In April, I used my exhibition block at Monaco to curate bodybodymoreless (origins), which brought together amazing artists Duda Bebek, Caroline Carlsmith, Addoley Dzegede, M (Abbe Findley and Brooke Hsu), Ashley Wick, and Nicole Wilson. The show highlights practices that explore a relationship to time through touch and memory. Featured works investigate interpersonal bonds, relations with oneself and others. They utilize voice, think about legacy; they look forward and back. Wholes, parts of wholes, holes – cycles, tracings, and recollections seeking to find ways towards something called home.

What is the best advice you have ever received?

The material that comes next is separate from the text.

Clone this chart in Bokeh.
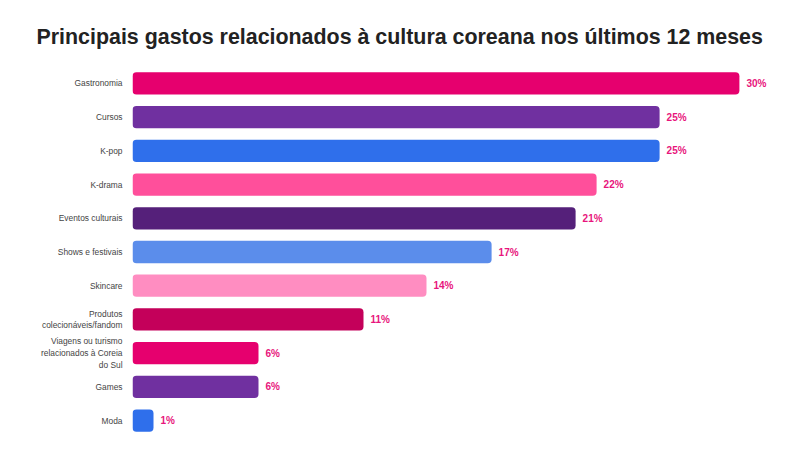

We can do no great things – only small things with great love. —Mother Teresa

What do you want a viewer to walk away with after seeing your work?

Heightened awareness and unexpected associations, I want viewers to feel their bodies and walk away thinking. The work opens questions. I hope it generates conversation, creates poetry.

Where do you see your practice going next, any exciting changes going on in studio?

For the last number of years, I have been focused on cultivating a suite of objects (timekeepers), utilizing the studio primarily for production. I am in the process of shifting modes to performance. The studio will become a backdrop for online encounters and a site to host collaborative exchanges.

My work at the symphony has put me in close proximity with some of the world’s best musicians. I have invited several players to spend regular time in the studio amongst the work to create a score based on our improvisational experiments. In my next exhibition, I will stage the musicians with objects to perform the composition live.